Btw, GST on penalty was the last straw for me, after which I had to figure this out - come what may.

Anyhow, rules I made to come out of this mess -

  1. Stop being arrogant. Margin of safety helps. Have 5% cash come what may. And I am not talking about Available Margin or Available Cash under Funds, but a new term I introduced for myself which should probably be called Real Cash.

Real Cash = Available Cash - Short Option Premium (From Console)
Real Cash >= 5% of Account Value (From Console)

This should address all your VaR intraday changes. And its brilliant because it excludes Short Option Premium (if you are an option seller) and gone ITM, Available Cash gives a false sense of moneyness in your account when there is none.

  1. Take control back and you are responsible for your margins. Exit all near month trades by Thursday of the week before expiry. Especially, if you can’t maintain real cash equal to 10% of Account Value on Friday and 25% on Monday. Note that this is on BoD basis.

  2. Deal with the following requests, that eat your money very carefully -
    3.1 Unpledge request. Maintain Real Cash = 5% of AV + Total Amount To Be Unpledged.
    3.2 Share Purchase. Maintain Real Cash = 5% of AV + Amount of Shares To Be Purchased.
    3.3 Share Sell. Maintain Real Cash = 5% of AV + 20% of Amount of Shares To Be Sold.

And after understanding the issue and following the above said rules, I must say, I have no penalties since last 3 months. I think the biggest take away from all the complicated rule change is -

You are responsible for your margins and it is not wise to depend or give control of it to anyone else. And surely, margin of safety though a value investor concept is applicable in all walks of life.

Hope this helps.


We at Zerodha charges from friday itself for long ITM options.

That’s when Exchange charges penalty and broker posts it.

Hi @siva,

But the support document herein (What is Zerodha's policy on the physical settlement of equity derivatives on expiry?) says under “Long/Buy option (Calls & Puts) positions” -

However, at Zerodha, on Wednesday and Thursday of the expiry week, we charge 50% of the contract value(This will cover the exchange stipulated margins explained above as well.
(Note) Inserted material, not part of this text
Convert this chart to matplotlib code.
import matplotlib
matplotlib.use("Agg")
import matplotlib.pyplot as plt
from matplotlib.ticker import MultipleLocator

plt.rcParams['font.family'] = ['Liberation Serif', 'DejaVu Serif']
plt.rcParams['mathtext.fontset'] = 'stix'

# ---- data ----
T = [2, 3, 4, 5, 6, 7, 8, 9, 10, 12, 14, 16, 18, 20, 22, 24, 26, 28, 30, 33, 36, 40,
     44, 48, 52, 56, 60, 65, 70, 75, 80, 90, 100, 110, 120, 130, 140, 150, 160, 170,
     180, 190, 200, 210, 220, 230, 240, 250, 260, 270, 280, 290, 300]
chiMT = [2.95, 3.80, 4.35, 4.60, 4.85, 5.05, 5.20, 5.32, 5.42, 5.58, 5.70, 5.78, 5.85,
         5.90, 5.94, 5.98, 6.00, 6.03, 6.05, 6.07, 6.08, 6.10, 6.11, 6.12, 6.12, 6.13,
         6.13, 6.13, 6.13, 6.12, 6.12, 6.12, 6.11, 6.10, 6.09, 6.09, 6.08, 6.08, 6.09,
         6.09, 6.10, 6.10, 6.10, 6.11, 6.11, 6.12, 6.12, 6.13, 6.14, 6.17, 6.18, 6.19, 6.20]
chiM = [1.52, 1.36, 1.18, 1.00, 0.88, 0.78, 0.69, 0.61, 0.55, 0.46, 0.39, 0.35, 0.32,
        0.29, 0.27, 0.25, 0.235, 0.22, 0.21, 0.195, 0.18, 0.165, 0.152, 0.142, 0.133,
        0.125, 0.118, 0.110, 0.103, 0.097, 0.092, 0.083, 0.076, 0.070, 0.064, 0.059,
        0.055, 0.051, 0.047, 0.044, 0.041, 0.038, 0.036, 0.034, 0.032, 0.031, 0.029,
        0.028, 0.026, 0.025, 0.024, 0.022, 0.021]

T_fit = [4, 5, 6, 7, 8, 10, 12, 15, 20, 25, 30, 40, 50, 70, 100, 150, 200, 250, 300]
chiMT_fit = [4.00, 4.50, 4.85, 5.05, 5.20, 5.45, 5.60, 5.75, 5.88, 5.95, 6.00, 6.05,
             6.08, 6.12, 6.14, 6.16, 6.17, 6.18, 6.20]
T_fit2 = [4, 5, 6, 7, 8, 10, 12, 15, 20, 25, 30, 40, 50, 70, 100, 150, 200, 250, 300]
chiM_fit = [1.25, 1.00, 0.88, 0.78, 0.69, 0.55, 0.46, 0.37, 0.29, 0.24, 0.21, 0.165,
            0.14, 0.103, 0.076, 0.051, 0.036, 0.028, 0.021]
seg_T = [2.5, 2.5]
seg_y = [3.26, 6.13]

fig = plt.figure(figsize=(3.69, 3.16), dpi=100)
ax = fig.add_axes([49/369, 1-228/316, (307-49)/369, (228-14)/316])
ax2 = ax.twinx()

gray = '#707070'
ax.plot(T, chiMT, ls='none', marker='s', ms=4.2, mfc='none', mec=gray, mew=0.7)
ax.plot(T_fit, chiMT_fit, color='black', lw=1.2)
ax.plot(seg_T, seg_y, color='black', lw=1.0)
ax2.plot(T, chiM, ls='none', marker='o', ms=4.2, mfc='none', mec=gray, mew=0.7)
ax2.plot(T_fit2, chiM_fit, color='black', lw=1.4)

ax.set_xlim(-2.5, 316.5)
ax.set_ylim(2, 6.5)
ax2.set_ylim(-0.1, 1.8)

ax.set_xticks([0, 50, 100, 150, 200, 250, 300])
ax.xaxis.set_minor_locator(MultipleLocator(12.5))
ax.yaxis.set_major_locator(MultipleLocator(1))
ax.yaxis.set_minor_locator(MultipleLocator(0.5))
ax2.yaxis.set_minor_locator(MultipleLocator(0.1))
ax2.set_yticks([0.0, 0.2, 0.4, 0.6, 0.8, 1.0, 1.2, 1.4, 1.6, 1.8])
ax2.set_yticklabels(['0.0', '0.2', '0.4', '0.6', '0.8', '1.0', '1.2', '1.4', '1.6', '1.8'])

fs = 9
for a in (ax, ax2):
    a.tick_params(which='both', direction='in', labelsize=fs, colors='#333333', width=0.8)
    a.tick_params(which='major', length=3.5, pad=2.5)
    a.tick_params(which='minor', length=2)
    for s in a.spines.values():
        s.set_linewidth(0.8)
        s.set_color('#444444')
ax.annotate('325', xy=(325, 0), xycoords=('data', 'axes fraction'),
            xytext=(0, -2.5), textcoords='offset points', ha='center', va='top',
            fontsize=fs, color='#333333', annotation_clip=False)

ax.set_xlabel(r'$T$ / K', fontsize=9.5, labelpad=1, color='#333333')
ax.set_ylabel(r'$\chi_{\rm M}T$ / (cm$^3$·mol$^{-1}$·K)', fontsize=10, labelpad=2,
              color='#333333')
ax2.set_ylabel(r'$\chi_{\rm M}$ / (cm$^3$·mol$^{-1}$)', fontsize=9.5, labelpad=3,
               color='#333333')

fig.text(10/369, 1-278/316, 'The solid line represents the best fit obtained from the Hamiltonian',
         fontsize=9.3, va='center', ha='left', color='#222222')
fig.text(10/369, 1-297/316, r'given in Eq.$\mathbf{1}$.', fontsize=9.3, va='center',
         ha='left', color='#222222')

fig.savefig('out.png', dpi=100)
Same is the case for "Futures and Short Option (Calls & Puts) positions. It reads -

The margin requirement for all stock Futures and options contracts will be increased 2 days prior to expiry (Wednesday and Thursday of the expiry week) to twice of the exchange mandated SPAN + Exposure margin required.
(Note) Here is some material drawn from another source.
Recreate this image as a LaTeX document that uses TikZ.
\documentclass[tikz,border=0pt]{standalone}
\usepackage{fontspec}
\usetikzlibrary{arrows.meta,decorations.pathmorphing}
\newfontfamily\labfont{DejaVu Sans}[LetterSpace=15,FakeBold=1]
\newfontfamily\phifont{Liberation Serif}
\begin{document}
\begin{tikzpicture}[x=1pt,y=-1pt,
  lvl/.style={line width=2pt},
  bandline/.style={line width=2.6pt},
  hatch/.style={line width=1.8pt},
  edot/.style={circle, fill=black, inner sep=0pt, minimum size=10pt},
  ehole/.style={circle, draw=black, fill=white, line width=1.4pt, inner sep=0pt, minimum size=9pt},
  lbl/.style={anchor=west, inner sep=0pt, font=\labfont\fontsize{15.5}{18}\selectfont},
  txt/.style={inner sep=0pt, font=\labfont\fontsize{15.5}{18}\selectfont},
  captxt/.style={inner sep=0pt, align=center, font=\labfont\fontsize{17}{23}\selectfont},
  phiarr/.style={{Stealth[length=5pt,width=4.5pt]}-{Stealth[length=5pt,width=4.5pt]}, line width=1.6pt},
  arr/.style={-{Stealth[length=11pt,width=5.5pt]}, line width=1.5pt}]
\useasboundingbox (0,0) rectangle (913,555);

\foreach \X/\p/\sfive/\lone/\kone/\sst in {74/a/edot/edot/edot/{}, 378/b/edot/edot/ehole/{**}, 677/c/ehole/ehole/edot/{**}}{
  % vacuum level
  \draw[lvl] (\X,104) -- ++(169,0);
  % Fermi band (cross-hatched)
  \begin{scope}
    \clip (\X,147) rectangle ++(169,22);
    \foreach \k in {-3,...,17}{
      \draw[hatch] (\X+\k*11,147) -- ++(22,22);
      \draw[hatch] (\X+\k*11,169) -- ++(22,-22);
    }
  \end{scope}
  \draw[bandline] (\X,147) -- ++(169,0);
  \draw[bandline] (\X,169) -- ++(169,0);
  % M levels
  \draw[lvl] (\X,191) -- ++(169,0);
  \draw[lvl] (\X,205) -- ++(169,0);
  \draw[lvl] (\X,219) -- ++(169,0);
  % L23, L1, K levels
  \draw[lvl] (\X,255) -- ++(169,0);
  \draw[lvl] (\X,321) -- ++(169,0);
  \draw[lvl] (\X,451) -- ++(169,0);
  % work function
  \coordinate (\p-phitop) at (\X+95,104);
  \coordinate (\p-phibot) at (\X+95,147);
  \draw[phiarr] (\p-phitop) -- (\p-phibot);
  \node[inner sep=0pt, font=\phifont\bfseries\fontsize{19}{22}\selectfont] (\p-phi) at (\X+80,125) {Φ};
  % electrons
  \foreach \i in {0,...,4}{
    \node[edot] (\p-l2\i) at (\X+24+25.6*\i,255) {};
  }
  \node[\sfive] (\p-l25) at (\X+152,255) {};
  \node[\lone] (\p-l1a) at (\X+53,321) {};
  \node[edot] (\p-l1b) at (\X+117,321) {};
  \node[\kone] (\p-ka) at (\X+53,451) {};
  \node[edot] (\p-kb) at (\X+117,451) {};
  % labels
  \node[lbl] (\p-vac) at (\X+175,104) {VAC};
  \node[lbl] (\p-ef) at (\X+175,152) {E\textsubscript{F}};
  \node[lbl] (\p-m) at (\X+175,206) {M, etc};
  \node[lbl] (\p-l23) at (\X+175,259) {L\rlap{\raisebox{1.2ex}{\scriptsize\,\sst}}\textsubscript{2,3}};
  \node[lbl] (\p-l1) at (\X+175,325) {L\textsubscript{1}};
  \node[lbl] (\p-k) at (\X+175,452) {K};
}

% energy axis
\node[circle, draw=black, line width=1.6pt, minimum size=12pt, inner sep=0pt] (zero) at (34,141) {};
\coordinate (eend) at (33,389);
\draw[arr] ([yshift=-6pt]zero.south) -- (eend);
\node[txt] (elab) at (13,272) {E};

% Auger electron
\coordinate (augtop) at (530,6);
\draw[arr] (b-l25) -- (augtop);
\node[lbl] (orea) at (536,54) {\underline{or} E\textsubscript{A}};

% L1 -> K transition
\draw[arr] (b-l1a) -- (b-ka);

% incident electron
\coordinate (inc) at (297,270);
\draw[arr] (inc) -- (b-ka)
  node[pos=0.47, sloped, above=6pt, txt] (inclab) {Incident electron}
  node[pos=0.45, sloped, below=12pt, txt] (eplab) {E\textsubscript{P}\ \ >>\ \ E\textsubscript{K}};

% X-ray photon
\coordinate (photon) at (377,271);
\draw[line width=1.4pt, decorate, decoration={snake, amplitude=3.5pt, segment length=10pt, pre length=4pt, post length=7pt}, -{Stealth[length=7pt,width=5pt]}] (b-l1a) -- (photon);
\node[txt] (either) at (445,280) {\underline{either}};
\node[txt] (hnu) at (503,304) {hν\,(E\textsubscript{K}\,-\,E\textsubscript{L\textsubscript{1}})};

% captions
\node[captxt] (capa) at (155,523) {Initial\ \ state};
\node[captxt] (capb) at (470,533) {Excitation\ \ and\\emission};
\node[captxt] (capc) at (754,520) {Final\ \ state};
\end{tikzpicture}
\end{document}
Today (being friday before expiry week) is the perfect day to test this and even the nudge warns about higher margin from Wednesday -

This gives an impression that margin for Friday and Monday is charged higher by exchange but not by Zerodha. Am I getting this right?

My basic point being with high penalty environment does it not make sense to be completely in line with the exchange requirements during all times. And then it doesn’t matter whether it is T-2 or T-4 from expiry. Same goes for delivery margin.

Yup. I am not blaming anyone. But from client point of view that’s too much delay for anyone to course correct … The penalty is already charged by that time not once but multiple times.